Causes And Treatments For Ringing In Ears
Almost everyone will experience ringing in ears, or tinnitus, at some point in their lives. Certain populations are more prone to be afflicted with this problem, although no population is immune. The ringing in ears noise, which is the hallmark of tinnitus, can occur due to a problem in any part of the ear structure. Treatments for this nuisance are not always necessary, and when it is necessary it can range from medical management to surgical intervention.
What is Tinnitus?
As mentioned previously, tinnitus is the technical name for ringing in the ears. Although the ringing sound is considered the hallmark symptom for tinnitus, it’s not all-inclusive. Other types of sounds or noises people with tinnitus can experience are: a swishing sound that seems to originate deep in the ear canal, dull, low vibrating noise or any other type of noise that seems to be in the ear or head.

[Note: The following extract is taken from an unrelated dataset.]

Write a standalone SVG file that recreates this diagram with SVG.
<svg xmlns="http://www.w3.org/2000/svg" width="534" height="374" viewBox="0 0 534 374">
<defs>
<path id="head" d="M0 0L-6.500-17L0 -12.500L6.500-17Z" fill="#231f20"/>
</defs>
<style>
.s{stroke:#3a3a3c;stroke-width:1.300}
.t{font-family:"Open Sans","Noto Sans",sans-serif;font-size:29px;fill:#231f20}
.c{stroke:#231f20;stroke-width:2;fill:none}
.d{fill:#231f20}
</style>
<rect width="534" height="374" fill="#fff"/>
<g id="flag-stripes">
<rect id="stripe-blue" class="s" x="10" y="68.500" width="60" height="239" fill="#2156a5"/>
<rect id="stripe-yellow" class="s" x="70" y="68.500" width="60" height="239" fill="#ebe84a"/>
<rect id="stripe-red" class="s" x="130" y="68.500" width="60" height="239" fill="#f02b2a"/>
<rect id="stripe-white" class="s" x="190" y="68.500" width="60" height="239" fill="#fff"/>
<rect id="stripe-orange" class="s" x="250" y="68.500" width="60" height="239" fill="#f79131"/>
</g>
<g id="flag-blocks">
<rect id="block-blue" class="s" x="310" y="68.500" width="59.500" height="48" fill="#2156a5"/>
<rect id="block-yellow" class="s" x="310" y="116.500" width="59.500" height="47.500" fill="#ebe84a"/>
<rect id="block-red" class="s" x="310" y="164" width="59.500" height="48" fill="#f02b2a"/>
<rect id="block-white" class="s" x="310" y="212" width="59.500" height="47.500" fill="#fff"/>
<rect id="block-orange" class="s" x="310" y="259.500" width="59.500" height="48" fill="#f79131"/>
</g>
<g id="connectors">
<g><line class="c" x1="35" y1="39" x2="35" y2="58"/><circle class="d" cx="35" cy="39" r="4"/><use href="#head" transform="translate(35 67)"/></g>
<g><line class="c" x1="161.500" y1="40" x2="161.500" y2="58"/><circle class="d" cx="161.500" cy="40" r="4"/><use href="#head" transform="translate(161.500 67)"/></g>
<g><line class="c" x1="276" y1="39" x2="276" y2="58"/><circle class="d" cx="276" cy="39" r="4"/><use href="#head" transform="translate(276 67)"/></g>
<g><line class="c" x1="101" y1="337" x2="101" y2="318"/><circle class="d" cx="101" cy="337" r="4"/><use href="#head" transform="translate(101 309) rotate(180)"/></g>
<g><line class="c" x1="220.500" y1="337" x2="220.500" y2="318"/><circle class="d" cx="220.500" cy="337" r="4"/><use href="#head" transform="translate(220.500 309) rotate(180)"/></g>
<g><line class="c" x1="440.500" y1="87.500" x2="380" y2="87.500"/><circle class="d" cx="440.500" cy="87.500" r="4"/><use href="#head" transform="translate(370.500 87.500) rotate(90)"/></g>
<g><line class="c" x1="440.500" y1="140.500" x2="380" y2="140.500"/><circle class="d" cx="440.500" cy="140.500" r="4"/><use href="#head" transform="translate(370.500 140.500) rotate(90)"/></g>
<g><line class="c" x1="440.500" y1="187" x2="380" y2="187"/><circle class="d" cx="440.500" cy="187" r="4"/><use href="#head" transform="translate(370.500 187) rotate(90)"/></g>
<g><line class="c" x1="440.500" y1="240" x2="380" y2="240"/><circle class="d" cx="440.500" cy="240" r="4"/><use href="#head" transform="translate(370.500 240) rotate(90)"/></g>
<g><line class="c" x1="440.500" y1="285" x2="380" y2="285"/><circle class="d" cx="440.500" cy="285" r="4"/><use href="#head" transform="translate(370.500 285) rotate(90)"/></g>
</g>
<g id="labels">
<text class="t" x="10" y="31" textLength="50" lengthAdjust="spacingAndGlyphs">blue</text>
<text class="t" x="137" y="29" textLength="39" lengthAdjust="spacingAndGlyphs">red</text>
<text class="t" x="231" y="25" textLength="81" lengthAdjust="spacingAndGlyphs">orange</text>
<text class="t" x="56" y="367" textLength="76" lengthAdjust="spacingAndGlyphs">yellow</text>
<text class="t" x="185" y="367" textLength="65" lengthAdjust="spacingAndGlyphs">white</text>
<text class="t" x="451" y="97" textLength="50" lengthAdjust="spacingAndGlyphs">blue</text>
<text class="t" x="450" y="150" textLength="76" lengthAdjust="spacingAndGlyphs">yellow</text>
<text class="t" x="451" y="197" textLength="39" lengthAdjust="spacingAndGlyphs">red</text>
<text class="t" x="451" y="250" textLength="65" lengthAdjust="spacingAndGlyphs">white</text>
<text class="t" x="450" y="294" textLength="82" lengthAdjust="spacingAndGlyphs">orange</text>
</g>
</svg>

What Populations are more prone to Tinnitus?
Although anyone can experience a ringing in the ears sound at anytime in their lives, there are certain populations of people that appear to me more affected than most. The National Institute on Deafness and Other Communication Disorders has reported that men between the ages of 65 to 74 are the highest group of people affected by tinnitus.
In fact, approximately 12 percent of this age group has chronic ringing in the ears.
People who are Caucasian tend to be affected more often, while people living in the southern part of the United States are two times more likely to suffer from tinnitus than those living in the north.
What Causes Tinnitus?
Any part of the ear can be the culprit in tinnitus. Although tinnitus is a problem, it generally isn’t a stand-alone one. Normally, ringing in ears cause is the result of another malady, which means it is a symptom for another problem.
For example, the most common reason a person has tinnitus is due to hearing loss. Hearing loss is a normal part of the aging process, even if a person takes care of his or her ears throughout his or her life. Damage to the cochlea, the part of the ear that enables a person to hear, is the most common reason for hearing loss.
A person who experiences some sort of trauma to the ear and cochlea will most often experience a ringing in both ears, especially if the trauma occurred to both ears. A person who has tinnitus can make it worse by doing anything that can potentially make the hearing worse. Things like listening to loud music or other noises or taking certain drugs that are known to affect the hearing commonly make tinnitus worse.
It should be known that loud music is a huge problem in the world of hearing loss today. Approximately ten million people have suffered irreversible hearing loss due to loud music, and 30 million more people are exposed to high decibels that are strong enough to damage the ears each day.
Treatments for Ringing in the Ears
Ringing in ears treatment depends largely upon what the tinnitus is caused from, how severe it is, and whether or not it interferes with a person’s daily activities. Although 12 million people suffer from this problem, only one million have such a severe case that it interferes with daily functioning.
Treatment for tinnitus that occurs from damage to the cochlea generally involves watchful waiting. For those who cannot function normally as a result of the tinnitus, medical interventions include: anti-anxiety and/or antidepressant medications, maskers – small devices that create white noise to drown out the ringing in ears and treating the underlying medical condition that is causing the tinnitus.
Tinnitus can be a very bothersome condition. While there are potentially many different causes for tinnitus, the most common causes are hearing loss, medications and the aging process itself.
Treatments can include watchful waiting to surgical intervention to repair the underlying causative agent in tinnitus.